The chancellor is expected to say that Conservative candidates who are vying to be the next prime minister must come up with a Brexit plan "B".
If they do not, he will hint that a second referendum could be needed to break the Parliamentary deadlock.
He will also pour cold water on tax and spending pledges by the candidates.
Mr Hammond is set to say in a speech at the annual Mansion House dinner in the City of London on Thursday that a no-deal Brexit would soak up £26.6bn that has been set aside that could otherwise be spent by an incoming prime minister.
In a BBC debate on Tuesday, leadership candidates promised tax cuts and increased spending on public services.
However, a no-deal Brexit would mean that was not possible, and would also leave the UK economy "permanently smaller", Mr Hammond will say.
In March, the chancellor pledged to spend the war chest to boost the economy, if MPs voted to leave the European Union with a deal.
Conservative candidates including Boris Johnson have pledged to leave the EU by 31 October, even if that means quitting without a deal.
But a no-deal Brexit would "risk the Union", Mr Hammond is expected to say.
"I cannot imagine a Conservative and Unionist-led government, actively pursuing a no-deal Brexit; willing to risk the Union and our economic prosperity," he will say.
Scottish Tory leader Ruth Davidson told party members on Tuesday to "take a long, hard look at themselves" after a YouGov survey suggested 63% would back Brexit even if it meant Scotland leaving the UK.
In April, Scotland's First Minister Nicola Sturgeon said she would push for a second referendum on Scottish independence by 2021 if the country, which voted Remain, is taken out of the EU.
'Tell the truth'
Mr Hammond is also expected to say that certain "truths" will not change no matter who is leader.
Unless there is a general election, Parliament will not support a no-deal, and is unlikely to support the deal that has already been negotiated, he will say.

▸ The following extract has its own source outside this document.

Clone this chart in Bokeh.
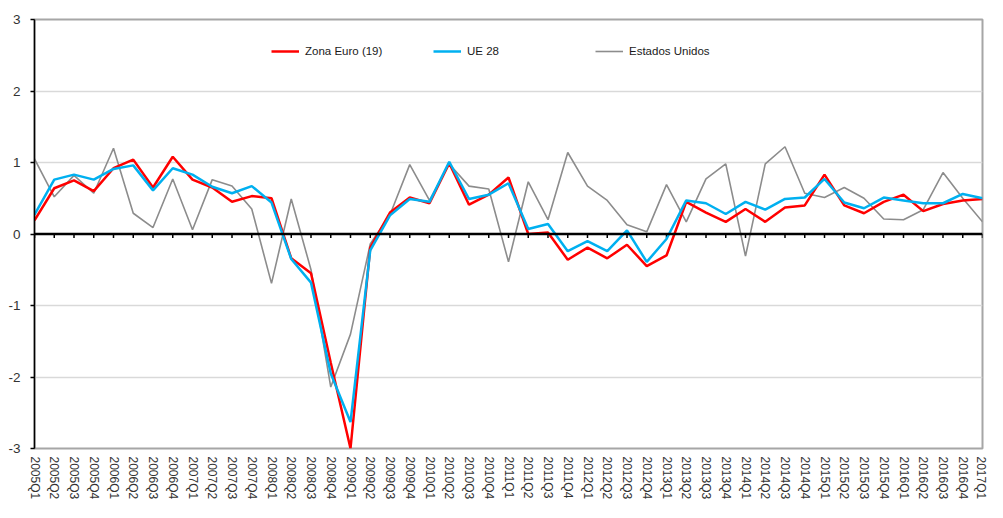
from bokeh.plotting import figure
from bokeh.models import Span, Legend, LegendItem, FixedTicker, ColumnDataSource
from bokeh.embed import file_html
from bokeh.resources import INLINE

quarters = [
    "2005Q1", "2005Q2", "2005Q3", "2005Q4",
    "2006Q1", "2006Q2", "2006Q3", "2006Q4",
    "2007Q1", "2007Q2", "2007Q3", "2007Q4",
    "2008Q1", "2008Q2", "2008Q3", "2008Q4",
    "2009Q1", "2009Q2", "2009Q3", "2009Q4",
    "2010Q1", "2010Q2", "2010Q3", "2010Q4",
    "2011Q1", "2011Q2", "2011Q3", "2011Q4",
    "2012Q1", "2012Q2", "2012Q3", "2012Q4",
    "2013Q1", "2013Q2", "2013Q3", "2013Q4",
    "2014Q1", "2014Q2", "2014Q3", "2014Q4",
    "2015Q1", "2015Q2", "2015Q3", "2015Q4",
    "2016Q1", "2016Q2", "2016Q3", "2016Q4",
    "2017Q1",
]

zona_euro = [0.19, 0.64, 0.75, 0.60, 0.92, 1.04, 0.65, 1.08, 0.76, 0.65, 0.45, 0.53, 0.50,
             -0.34, -0.55, -1.80, -3.00,
             -0.19, 0.30, 0.51, 0.43, 0.99, 0.41, 0.55, 0.79,
             0.00, 0.02, -0.36, -0.19, -0.34, -0.15, -0.45, -0.30,
             0.45, 0.30, 0.17, 0.35, 0.17, 0.37, 0.40, 0.83,
             0.40, 0.29, 0.45, 0.55, 0.32, 0.42, 0.47, 0.49]

ue_28 = [0.27, 0.76, 0.83, 0.76, 0.91, 0.96, 0.61, 0.92, 0.83, 0.66, 0.57, 0.67, 0.44,
         -0.35, -0.68, -1.95, -2.63,
         -0.23, 0.26, 0.49, 0.45, 1.01, 0.49, 0.55, 0.71,
         0.07, 0.14, -0.24, -0.10, -0.24, 0.05, -0.39, -0.07,
         0.47, 0.43, 0.28, 0.45, 0.34, 0.49, 0.51, 0.77,
         0.44, 0.36, 0.51, 0.47, 0.43, 0.43, 0.56, 0.50]

estados_unidos = [1.05, 0.52, 0.82, 0.57, 1.20, 0.29, 0.09, 0.77, 0.06, 0.76, 0.67, 0.35, -0.69,
                  0.49, -0.50, -2.14, -1.40,
                  -0.14, 0.27, 0.97, 0.47, 0.98, 0.67, 0.63, -0.39,
                  0.73, 0.20, 1.14, 0.67, 0.47, 0.13, 0.03, 0.69,
                  0.17, 0.77, 0.98, -0.31, 0.98, 1.22, 0.57, 0.51,
                  0.65, 0.50, 0.21, 0.20, 0.34, 0.86, 0.50, 0.17]

y_ticks = [-3, -2, -1, 0, 1, 2, 3]
y_tick_labels = ["-3", "-2", "-1", "0", "1", "2", "3"]

FONT = "Liberation Sans"

idx = list(range(len(quarters)))
src = ColumnDataSource(dict(x=idx, ze=zona_euro, ue=ue_28, us=estados_unidos,
                            zero=[0.0] * len(idx), tick=[-0.055] * len(idx)))

p = figure(width=987, height=502, x_range=(0, len(quarters) - 1), y_range=(-3, 3),
           output_backend="svg", toolbar_location=None,
           min_border_left=34, min_border_right=5, min_border_top=19, min_border_bottom=40)

p.background_fill_color = "white"
p.border_fill_color = "white"
p.outline_line_color = "#a6a6a6"
p.outline_line_width = 2

# grid
p.xgrid.visible = False
p.ygrid.ticker = FixedTicker(ticks=[-2, -1, 1, 2])
p.ygrid.grid_line_color = "#d9d9d9"
p.ygrid.grid_line_width = 1.5

# y axis
p.yaxis.ticker = FixedTicker(ticks=y_ticks)
p.yaxis.major_label_overrides = {t: s for t, s in zip(y_ticks, y_tick_labels)}
p.yaxis.axis_line_color = "black"
p.yaxis.axis_line_width = 1.5
p.yaxis.major_tick_out = 4
p.yaxis.major_tick_in = 0
p.yaxis.major_tick_line_color = "black"
p.yaxis.major_tick_line_width = 1.5
p.yaxis.minor_tick_line_color = None
p.yaxis.major_label_text_font = FONT
p.yaxis.major_label_text_font_size = "13.5px"
p.yaxis.major_label_text_color = "#333333"
p.yaxis.major_label_standoff = 10

# x axis: labels only, at the bottom
p.xaxis.ticker = FixedTicker(ticks=idx)
p.xaxis.major_label_overrides = {i: q for i, q in zip(idx, quarters)}
p.xaxis.major_label_orientation = "vertical"
p.xaxis.axis_line_color = None
p.xaxis.major_tick_line_color = None
p.xaxis.major_tick_out = 0
p.xaxis.major_tick_in = 0
p.xaxis.minor_tick_line_color = None
p.xaxis.minor_tick_out = 0
p.xaxis.minor_tick_in = 0
p.xaxis.major_label_text_font = FONT
p.xaxis.major_label_text_font_size = "12px"
p.xaxis.major_label_text_color = "#333333"
p.xaxis.major_label_standoff = 8

# zero line with category ticks
p.add_layout(Span(location=0, dimension="width", line_color="black", line_width=2.5))
p.segment(x0="x", y0="zero", x1="x", y1="tick", source=src, line_color="black", line_width=1.5)

r_us = p.line("x", "us", source=src, line_color="#8c8c8c", line_width=1.6)
r_ze = p.line("x", "ze", source=src, line_color="#ff0000", line_width=2.5)
r_ue = p.line("x", "ue", source=src, line_color="#00b0f0", line_width=2.5)

def add_legend(label, renderer, loc):
    leg = Legend(items=[LegendItem(label=label, renderers=[renderer])], location=loc,
                 orientation="horizontal", border_line_color=None, background_fill_alpha=0,
                 padding=0, margin=0, glyph_width=28, glyph_height=14, label_height=14,
                 label_standoff=6, label_text_font=FONT, label_text_font_size="11.5px",
                 label_text_color="#1a1a1a")
    p.add_layout(leg, "center")

add_legend("Zona Euro (19)", r_ze, (237, 390))
add_legend("UE 28", r_ue, (399, 390))
add_legend("Estados Unidos", r_us, (561, 390))

open("out.html", "w").write(file_html(p, INLINE))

So candidates need to spell out their "Plan B", he is expected to argue.
The EU will not renegotiate Theresa May's Brexit deal, and the problem of the Irish border "will not go away", Mr Hammond will add, saying that Tory leadership candidates "need to be honest with the public".
The chancellor will also caution the men vying to lead his party that they have to "recognise and address the difficult trade-offs inherent in delivering Brexit".
Candidates will also need to say how they will bring about Brexit without harming the economy or breaking up the UK, he will say.
The leadership contenders "need realistic strategies for taking the UK economy out of the holding pattern in which it has been stuck for the last nine months and landing it safely on the runway marked 'prosperity Brexit'".
"If the new prime minister cannot end the deadlock in Parliament, then he will have to explore other democratic mechanisms to break the impasse," Mr Hammond will add, hinting at a second referendum, or even a general election.
However, Mr Hammond's expected speech was "yet another example of how far the Tories are cut off from the real world," said Labour's shadow chancellor John McDonnell.
"Hammond's austerity policies have resulted in a near decade of suffering for hungry children, a surge in food bank use, rising in-work poverty, squeezed incomes for families and unprecedented cutbacks to public services," he said.